<巨人9-1ヤクルト>◇11日◇東京ドーム

 巨人高橋由伸外野手(37)が、グランドスラムで通算300号本塁打に王手をかけた。ヤクルト戦の5回2死満塁、右翼席へ7号。今季2本目、通算9本目の満塁本塁打で原監督の8本を抜き、阿部と並ぶ球団史上2位に躍り出た。チームは阿部の先制2ラン、ホールトンの1号ソロなど1発攻勢で今季2度目の7連勝を決めた。貯金は29と増えるばかり。ちょっと強すぎるかも?

 振り抜いてすぐ、高橋由は体を三塁側に傾けた。右翼ポールと打球の位置関係を確認した。捉えたのは5回2死、ヤクルト阿部の3球目、チェンジアップだった。「手応えは良かった。うまくバットに、引っ掛かった感じがした」から、スタンドに届く感触はあった。切れる心配はないと分かると、そうっとバット置いて駆けだした。通算299号は、美しい弧を描いた満塁本塁打だった。

 15年間かけて、コツコツ積み重ねてきた。300号への意気込みは「ホームランはなかなか出ない。1カ月、出なかったりする。分からないよ」と、やんわり制した。今季満塁で6割、16打点の勝負強さにも「特には」。夏場の取り組みについても「特に変わっていない」だった。ただ少し口調を遅くして「毎日毎日、同じ形を繰り返すこと。それだけを心掛けています」と丁寧に言うだけだった。

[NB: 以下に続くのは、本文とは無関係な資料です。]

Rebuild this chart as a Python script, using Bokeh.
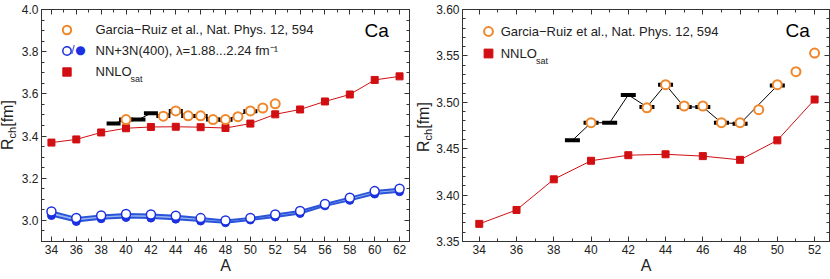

 ホームランから「いつも謙虚であれ」と教わった。2年前の6月5日、日本ハム戦。高橋由は2打席連続本塁打を打った。次の打席で3本目を狙ったが空振り三振し、悔しさのあまりバットを折った。自分の欲をぶつけた行為を「いつもお世話になっているバットに、非常に失礼なことをした」と猛省した。

 使えなくなったバットは回収され、はしなどに再利用されることが主流となっている。めったに折ることのない高橋由だが「お手数で申し訳ないんですが、しっかり供養してあげて下さい」と担当者に託すことにした。SSK社、白木の相棒がホームランを打たせてくれる。感謝の気持ちがあるから、大風呂敷を広げなかった。

 「もっともっと、厳しい戦いが来る。明日もいいバッティングが出来るように頑張ります」と結んだ。東京ドームのロッカーには、折ったバットが今も鎮座している。節目の300号も淡々とクリアする。【宮下敬至】

 ▼巨人高橋由が5回、今季2本目の満塁本塁打。シーズン2度の満塁弾は3本放った99年以来。通算9本目となり、巨人ではプロ野球最多15本の王に次いで阿部に並ぶ2位タイ。